On Decision-Making in Rescue Cases: Why Creditors and Shareholders Should Decide About a Rescue Plan
Santen/van Offeren (Eds.), Perspectives on International Insolvency Law. A Tribute to Bob Wessels, 2014, pp. 215-228
12 Pages Posted: 26 Aug 2015
Date Written: January 9, 2014
Abstract
Recently, at a conference on restructuring law and practice in Germany, I had a conversation with a German insolvency judge about new rescue options in German business failures after the reform of the Insolvency Code in 2012. Arousing a great deal of interest from insolvency practitioners involved in rescuing companies with “umbrella proceedings” (Schutzschirmverfahren, § 270b InsO), the judge expressed great concern about the quality of many of the rescue plans that he had seen and been asked to confirm. In his view, many of them have seemed overly optimistic, rendering creditor’s money vulnerable instead of allowing for a sustainable investment in a promising rescue despite every plan having gained the required support by a majority of creditors and shareholders. When I enquired as to how he could feel so convinced about this view in contrast to the parties more directly involved, he referenced his 15 year experience as an insolvency judge with assuredness.
The claim made in this brief conversation hits the very heart of modern insolvency law, as it is widely accepted that creditors (and shareholders, if impaired) should negotiate and decide on a proposed rescue plan for an insolvent or near insolvent company, while the court’s task is to confirm a plan in order to bind dissenting minorities. But if insolvency experts know better whether a proposed plan could work, shouldn’t they be asked instead? Would it not seem wise to direct this question to widely recognised experts in international insolvency law, experts who can reflect on dozens of previous rescue cases to assess a proposed plan in comparison to creditors and shareholders who may be facing such situations for the very first time? We could thereby ask Bob Wessels, for instance, to utilise his unique expertise to decide on rescue plan proposals in the Netherlands, Europe or wherever else he may be required.

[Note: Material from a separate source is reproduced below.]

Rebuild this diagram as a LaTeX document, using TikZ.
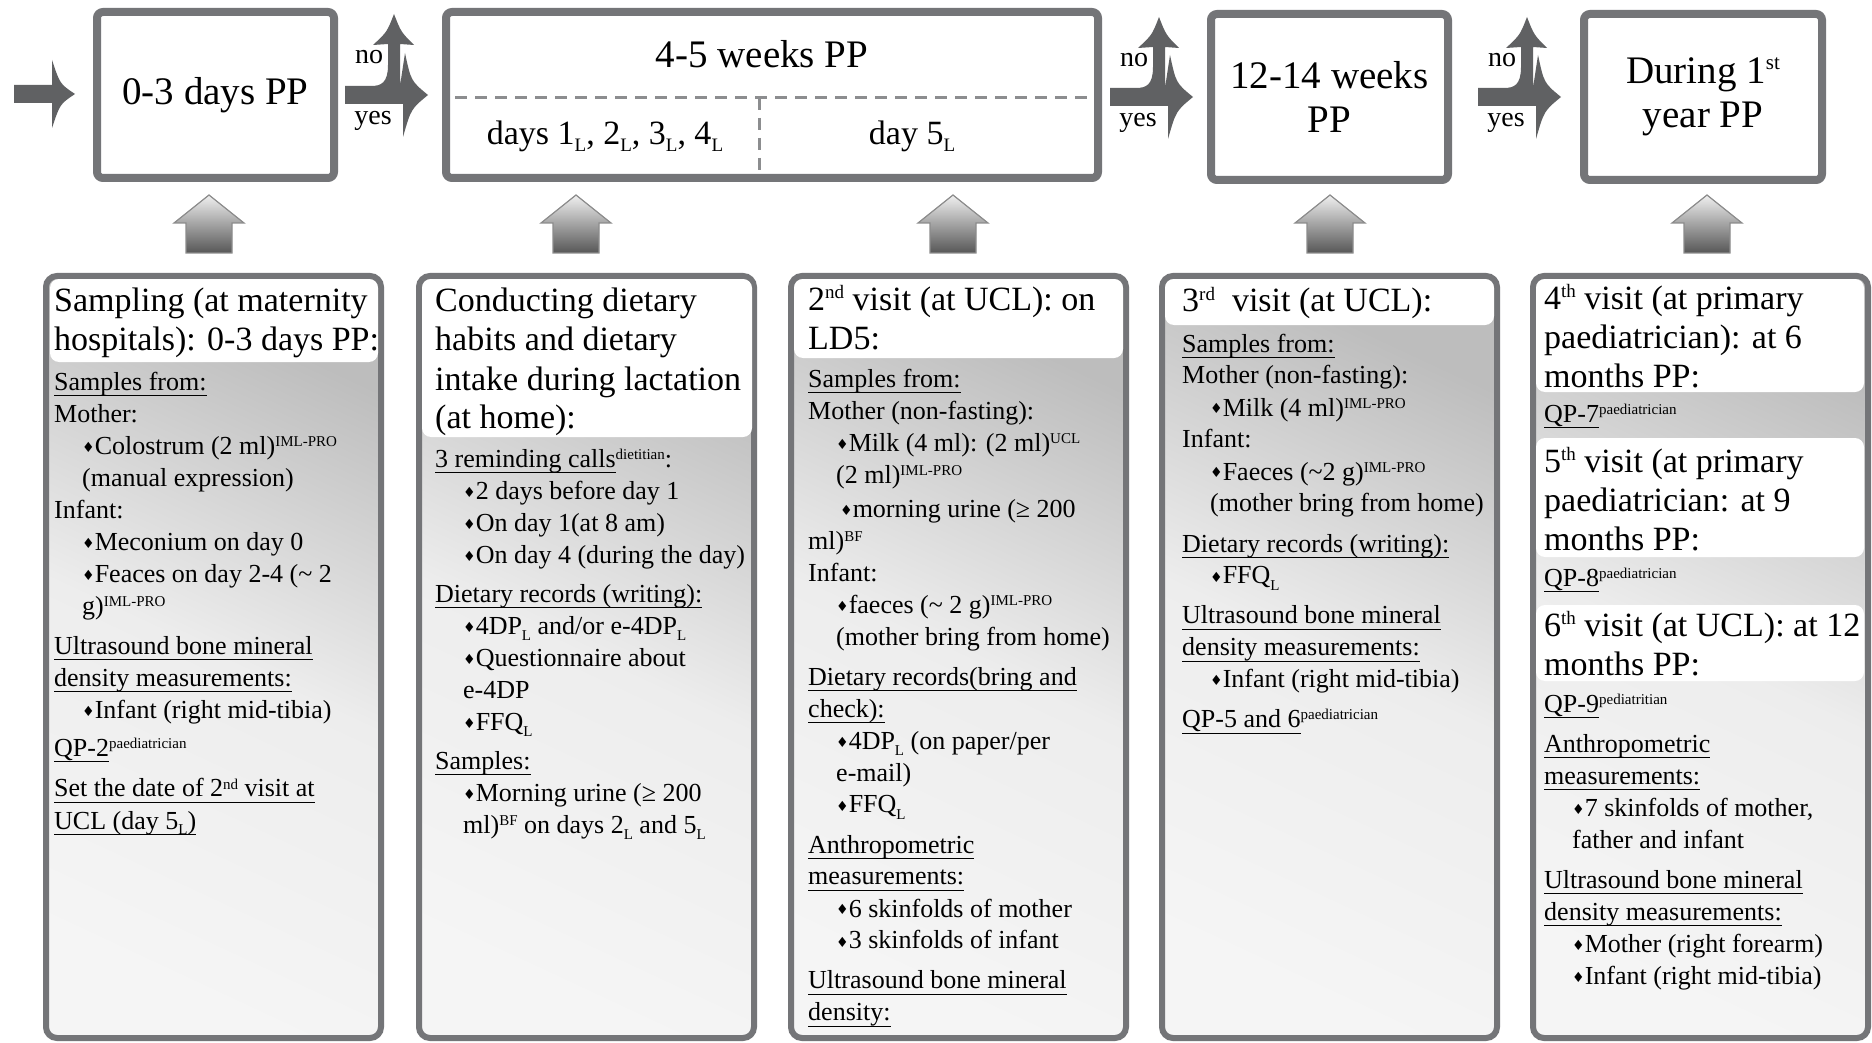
\documentclass[tikz,border=0pt]{standalone}
\usepackage{fontspec}
\setmainfont{Liberation Serif}
\newfontfamily\symf{DejaVu Sans}
\definecolor{bordergray}{RGB}{116,117,120}
\definecolor{arrowgray}{RGB}{96,97,99}
\definecolor{dashgray}{RGB}{140,141,143}
\newcommand\uln[1]{\leavevmode\setbox0\hbox{#1}\rlap{\rule[-6pt]{\wd0}{1.3pt}}\box0}
\newcommand\bul{\raisebox{2pt}{\symf\fontsize{14}{14}\selectfont ♦}}
\newcommand\sps[1]{\raisebox{8pt}{\fontsize{15}{15}\selectfont #1}}
\newcommand\hsps[1]{\raisebox{12pt}{\fontsize{19}{19}\selectfont #1}}
\newcommand\tsps[1]{\raisebox{14pt}{\fontsize{21}{21}\selectfont #1}}
\newcommand\sbL{\raisebox{-6pt}{\fontsize{15}{15}\selectfont L}}
\newcommand\tsbL{\raisebox{-7pt}{\fontsize{19}{19}\selectfont L}}
\newcommand\ind{\hspace*{28pt}}
\newcommand\bodytext[1]{\parbox[t]{360pt}{\raggedright\fontsize{26}{32}\selectfont #1}}
\newcommand\headtext[1]{\parbox[t]{360pt}{\raggedright\fontsize{34}{39}\selectfont #1}}
\newcommand\splitarrow[3]{%
 \fill[blk] (#1,{#2+9}) -- ({#1+58},{#2+9}) -- ({#1+58},{#2+42})
   .. controls ({#1+66},{#2+14}) .. ({#1+83},#2)
   .. controls ({#1+66},{#2-14}) .. ({#1+60},{#2-42})
   -- ({#1+55},{#2-9}) -- ({#1+55},{#3+30}) -- ({#1+69},{#3+31})
   .. controls ({#1+56},{#3+18}) .. ({#1+49},#3)
   .. controls ({#1+42},{#3+18}) .. ({#1+28},{#3+31})
   -- ({#1+43},{#3+30}) -- ({#1+43},{#2-30})
   .. controls ({#1+43},{#2-12}) and ({#1+36},{#2-9}) .. ({#1+26},{#2-9})
   -- (#1,{#2-9}) -- cycle;}
\newcommand\upblock[1]{%
 \path[upar] ({#1},195) -- ({#1+35},223) -- ({#1+23},223) -- ({#1+23},253)
   -- ({#1-23},253) -- ({#1-23},223) -- ({#1-35},223) -- cycle;}
\begin{document}
\begin{tikzpicture}[x=1pt,y=-1pt,
  topbox/.style={draw=bordergray, line width=8pt, fill=white, rounded corners=6pt, inner sep=0pt, align=center, font=\fontsize{39}{44}\selectfont},
  panel/.style={draw=bordergray, line width=6pt, rounded corners=11pt, top color=black!26, bottom color=black!4, middle color=black!7, shading angle=-25},
  hdr/.style={fill=white, rounded corners=9pt},
  blk/.style={fill=arrowgray},
  upar/.style={draw=black!45, line width=1.2pt, top color=black!6, bottom color=black!66},
  lbl/.style={font=\fontsize{28}{28}\selectfont, inner sep=0pt},
  txt/.style={anchor=base west, inner sep=0pt},
  dsh/.style={draw=dashgray, line width=3pt, dash pattern=on 12pt off 8pt}
]
\useasboundingbox (0,0) rectangle (1872,1043);
\fill[white] (0,0) rectangle (1872,1043);

% top row
\node[topbox, minimum width=237pt, minimum height=166pt] (b1) at (215.5,95) {0-3 days PP};
\node[topbox, minimum width=652pt, minimum height=166pt] (b2) at (772,95) {};
\node[inner sep=0pt, font=\fontsize{39}{44}\selectfont] (b2t) at (762,54) {4-5 weeks PP};
\node[inner sep=0pt, font=\fontsize{34}{40}\selectfont] (b2l) at (605,136) {days 1\tsbL, 2\tsbL, 3\tsbL, 4\tsbL};
\node[inner sep=0pt, font=\fontsize{34}{40}\selectfont] (b2r) at (912,136) {day 5\tsbL};
\draw[dsh] (455,98) -- (1090,98);
\draw[dsh] (759,98) -- (759,172);
\node[topbox, minimum width=237pt, minimum height=166pt] (b3) at (1329.5,97) {12-14 weeks\\PP};
\node[topbox, minimum width=238pt, minimum height=166pt] (b4) at (1703,97) {During 1\tsps{st}\\year PP};

% arrows
\fill[blk] (14,85) -- (52,85) -- (52,60) .. controls (60,84) .. (75,94) .. controls (60,104) .. (52,128) -- (52,103) -- (14,103) -- cycle;
\splitarrow{345}{95}{14}
\splitarrow{1110}{97}{17}
\splitarrow{1478}{97}{17}
\node[lbl] (no1) at (369,57) {no};
\node[lbl] (yes1) at (373,121) {yes};
\node[lbl] (no2) at (1134,60) {no};
\node[lbl] (yes2) at (1138,123) {yes};
\node[lbl] (no3) at (1502,60) {no};
\node[lbl] (yes3) at (1506,123) {yes};

\upblock{209}
\upblock{576}
\upblock{953}
\upblock{1330}
\upblock{1707}

% panels
\foreach \l in {43,416,788,1159,1530} {\path[panel] ({\l+3},276) rectangle ({\l+338},1038);}
\fill[hdr] (50,279) rectangle (378,362);
\fill[hdr] (422,279) rectangle (752,437);
\fill[hdr] (794,279) rectangle (1123,358);
\fill[hdr] (1165,279) rectangle (1494,325);
\fill[hdr] (1536,279) rectangle (1864,392);
\fill[hdr] (1536,438) rectangle (1864,557);
\fill[hdr] (1536,605) rectangle (1864,681);

% panel 1
\node[txt] (h1) at (54,312) {\headtext{Sampling (at maternity\\hospitals): 0-3 days PP:}};
\node[txt] (t1) at (54,390) {\bodytext{%
\uln{Samples from:}\\
Mother:\\
\ind\bul Colostrum (2 ml)\sps{IML-PRO}\\
\ind(manual expression)\\
Infant:\\
\ind\bul Meconium on day 0\\
\ind\bul Feaces on day 2-4 (\textasciitilde{} 2\\
\ind g)\sps{IML-PRO}\\[8pt]
\uln{Ultrasound bone mineral}\\
\uln{density measurements:}\\
\ind\bul Infant (right mid-tibia)\\[6pt]
\uln{QP-2}\sps{paediatrician}\\[9pt]
\uln{Set the date of 2\sps{nd} visit at}\\
\uln{UCL (day 5\sbL)}}};

% panel 2
\node[txt] (h2) at (435,312) {\headtext{Conducting dietary\\habits and dietary\\intake during lactation\\(at home):}};
\node[txt] (t2) at (435,467) {\bodytext{%
\uln{3 reminding calls}\sps{dietitian}:\\
\ind\bul 2 days before day 1\\
\ind\bul On day 1(at 8 am)\\
\ind\bul On day 4 (during the day)\\[7pt]
\uln{Dietary records (writing):}\\
\ind\bul 4DP\sbL{} and/or e-4DP\sbL\\
\ind\bul Questionnaire about\\
\ind e-4DP\\
\ind\bul FFQ\sbL\\[7pt]
\uln{Samples:}\\
\ind\bul Morning urine (≥ 200\\
\ind ml)\sps{BF} on days 2\sbL{} and 5\sbL}};

% panel 3
\node[txt] (h3) at (808,310) {\headtext{2\hsps{nd} visit (at UCL): on\\LD5:}};
\node[txt] (t3) at (808,387) {\bodytext{%
\uln{Samples from:}\\
Mother (non-fasting):\\
\ind\bul Milk (4 ml): (2 ml)\sps{UCL}\\
\ind(2 ml)\sps{IML-PRO}\\[2pt]
\ind\hspace*{4pt}\bul morning urine (≥ 200\\
ml)\sps{BF}\\
Infant:\\
\ind\bul faeces (\textasciitilde{} 2 g)\sps{IML-PRO}\\
\ind(mother bring from home)\\[8pt]
\uln{Dietary records(bring and}\\
\uln{check):}\\
\ind\bul 4DP\sbL{} (on paper/per\\
\ind e-mail)\\
\ind\bul FFQ\sbL\\[8pt]
\uln{Anthropometric}\\
\uln{measurements:}\\
\ind\bul 6 skinfolds of mother\\
\ind\bul 3 skinfolds of infant\\[8pt]
\uln{Ultrasound bone mineral}\\
\uln{density:}}};

% panel 4
\node[txt] (h4) at (1182,312) {\headtext{3\hsps{rd} \ visit (at UCL):}};
\node[txt] (t4) at (1182,352) {\bodytext{%
\uln{Samples from:}\\
Mother (non-fasting):\\
\ind\bul Milk (4 ml)\sps{IML-PRO}\\
Infant:\\
\ind\bul Faeces (\textasciitilde 2 g)\sps{IML-PRO}\\
\ind(mother bring from home)\\[8pt]
\uln{Dietary records (writing):}\\
\ind\bul FFQ\sbL\\[8pt]
\uln{Ultrasound bone mineral}\\
\uln{density measurements:}\\
\ind\bul Infant (right mid-tibia)\\[8pt]
\uln{QP-5 and 6}\sps{paediatrician}}};

% panel 5
\node[txt] (h5a) at (1544,309) {\headtext{4\hsps{th} visit (at primary\\paediatrician): at 6\\months PP:}};
\node[txt] (t5a) at (1544,422) {\bodytext{\uln{QP-7}\sps{paediatrician}}};
\node[txt] (h5b) at (1544,472) {\headtext{5\hsps{th} visit (at primary\\paediatrician: at 9\\months PP:}};
\node[txt] (t5b) at (1544,586) {\bodytext{\uln{QP-8}\sps{paediatrician}}};
\node[txt] (h5c) at (1544,636) {\headtext{6\hsps{th} visit (at UCL): at 12\\months PP:}};
\node[txt] (t5c) at (1544,712) {\bodytext{%
\uln{QP-9}\sps{pediatritian}\\[8pt]
\uln{Anthropometric}\\
\uln{measurements:}\\
\ind\bul 7 skinfolds of mother,\\
\ind father and infant\\[8pt]
\uln{Ultrasound bone mineral}\\
\uln{density measurements:}\\
\ind\bul Mother (right forearm)\\
\ind\bul Infant (right mid-tibia)}};
\end{tikzpicture}
\end{document}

This article will demonstrate that there is good reason to vote on a plan instead of asking a single expert. It is the nature of both the decision regarding whether to accept or reject rescue plans and the probable accuracy and acceptance of such decisions made by an expert instead of the group of creditors and shareholders involved that make a convincing case for the modern voting rules, though room for improvement will also be noted.